Corner resolution on zoom lenses is often an issue, but both these super telephoto zooms are edge-to-edge sharp, even at the maximum aperture. Again at f/4 the 180-400mm f/4E is particularly impressive, with razor sharp results in the corner.
At f/5.6 on both lenses resolution remains very acceptable in the corner, matching the overall sharpness of the shot. As you can see from the crops though, they’re not in the same league as the 180-400mm f/4E.
At the wider end of the focal range, shooting the 180-400mm at f/4 compared to the 200-500mm at f/5.6, the optically superior pro lens takes the resolution spoils. Again the 200-500mm is good, but it’s not quite at the level of the 180-400mm f/4E.

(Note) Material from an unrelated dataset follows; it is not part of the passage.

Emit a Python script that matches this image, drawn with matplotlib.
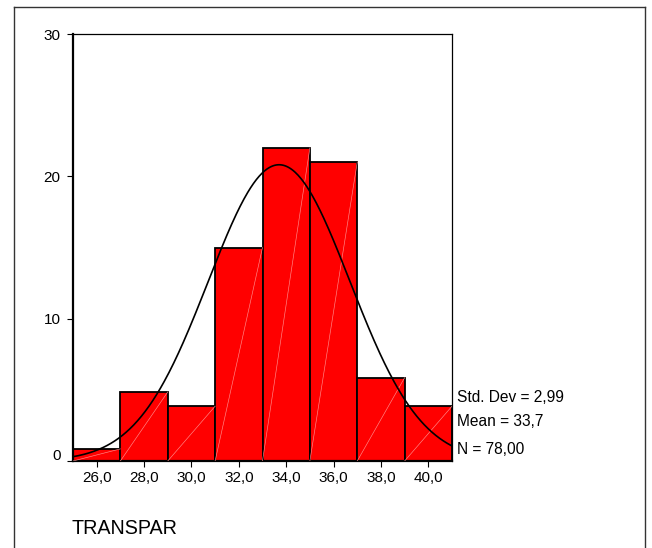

The old adage ‘you get what you pay for’ generally holds true with photo gear. With the Nikon 180-400mm f/4E you’re paying for its solid weather-sealed build, f/4 constant aperture up to 400mm, the convenience of a built-in teleconvertor and outstanding image quality through 180-400mm.
It’s squarely a pro lens. If you need the convenience of long telephoto zoom for certain sports, demand the best image quality, will haul it from gig to gig shooting in all weathers, it’s worth the £10,999.
That sort of money is well off the scale for enthusiasts shooting sport and wildlife though. At £1,349 the 200-500 f/5.6E is much more realistic, both in price and usability. It’s not in the same league as the 180-400mm for build, and image quality at f/5.6, compared to f/4 on the 180-400mm, isn’t as good, but it’s still very respectable.
There’s more examples on the flickr gallery for you to assess for yourselves, but to my eye sharpness at f/5.6 on the 200-500mm is still very good, if not outstanding, and I didn’t notice any significant issues with fringing or vignetting.
If you need the best Nikon long telephoto zoom, the 180-400mm f/4E is the one to go for. For most of us however the 200-500mm f/5.6E is more than good enough and puts high quality long lens photography within reach.